Everyone is dressing like a rich kid from Yale. Nobody wants to admit why.

Everyone is dressing like a rich kid from Yale. Nobody wants to admit why.

Everyone is dressing like a rich kid from Yale. Nobody wants to admit why.

Blazers. Polo shirts. Loafers. The aesthetic of inherited wealth is the biggest trend of 2026. And the reason has nothing to do with fashion.

Search interest in preppy style has surged 200% since early 2025. Prada, Miu Miu, Chanel, Dior and Lacoste all featured preppy-influenced collections on their spring 2026 runways. Brooks Brothers the 208-year-old brand best known for dressing Wall Street bankers is posting record sales, driven by younger, more gender-diverse customers. 

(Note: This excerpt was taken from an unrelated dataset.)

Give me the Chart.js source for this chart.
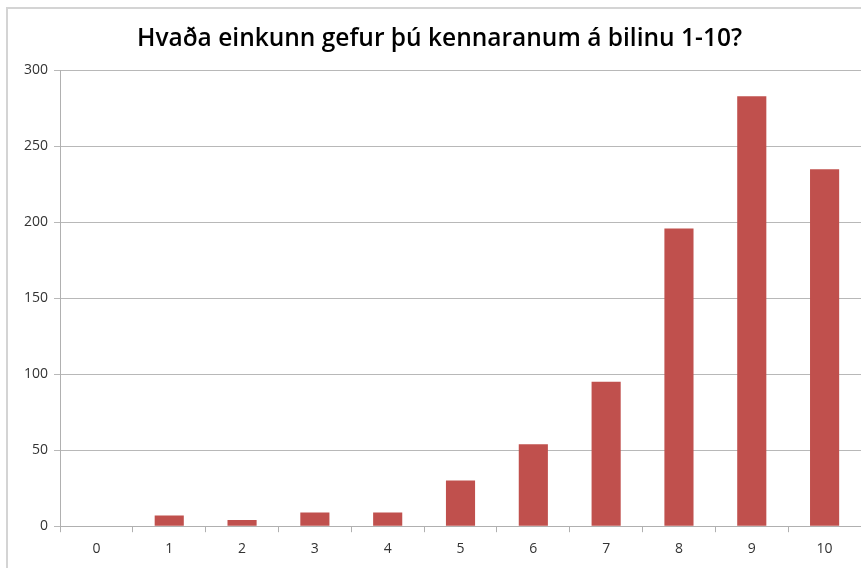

The blazer is back. The polo shirt never left. The quarter-zip is being treated like a cultural artifact.

And if you ask anyone why, they will tell you it is about “clean aesthetics” or “timeless dressing” or “the return of elegance.”

They are lying. Or at least, they are not telling the whole truth.

What Preppy Actually Is

Preppy style has its roots in Ivy League preparatory schools in the interwar period. It has ebbed and flowed ever since, surviving through hippie, disco and grunge eras to define what we know as American style. Today, nobody wants to call it preppy anymore because of what it connotes: wealth, elitism, a private education. 

Jonathan Anderson dressed his first Dior collection in literary bag charms and half-worn ties. Michael Rider’s debut at Celine paired ballet flats with oversized rugby shirts. The fashion industry found a new word for it: “intelligent dressing.”

Because calling it what it is the aesthetic of a class most people will never belong to is too honest.

Why 2026 Specifically

Preppy style is back on college campuses, on TikTok, at New York Fashion Week. Gen Z, especially young men, are becoming the latest generation to exhibit a well-known phenomenon: during times of uncertainty, people get more conservative in their politics and in their fashion. In a recent poll, 59% of Americans said they believe their lives will be good in five years. That is the lowest level in 20 years. 

“A $4,000 secondhand Rolex is more attainable with a bit of scrimping and saving than a $150,000 deposit on a house. They may not be able to afford the big-ticket trappings of middle-class life, but they can clothe themselves literally in middle-class respectability.” 

Read that again.

People are wearing blazers because they cannot afford houses.

The Dior Problem

Jonathan Anderson kicked off his tenure at Dior with a catalogue of literary bags inspired by the classic covers of Bram Stoker’s Dracula and Charles Baudelaire’s Les Fleurs Du Mal. His debut collection gave preppy style an erudite makeover nodding to Jean-Michel Basquiat’s signature take on ties, worn on top of the shirt collar rather than underneath. A look that feels at once thoughtless and thoughtful, seemingly thrown together, yet actually studied and curated. 

This is what luxury does with every working-class or youth subculture it absorbs. It takes the energy, removes the context, and sells it back at prices that exclude the very people who created it.

Grunge. Hip-hop. Skate culture. Now the desperate aspirationalism of a generation that cannot afford to own anything.

So Should You Wear It?

Yes. Obviously yes. A well-fitted blazer is a well-fitted blazer regardless of the sociological weight attached to it.

But maybe wear it knowing what it actually means. Not “I went to Yale.” Not “I summer in the Hamptons.”

More like: “I live in a world on fire and I am trying to look like I have things under control.”

That is the most honest outfit of 2026.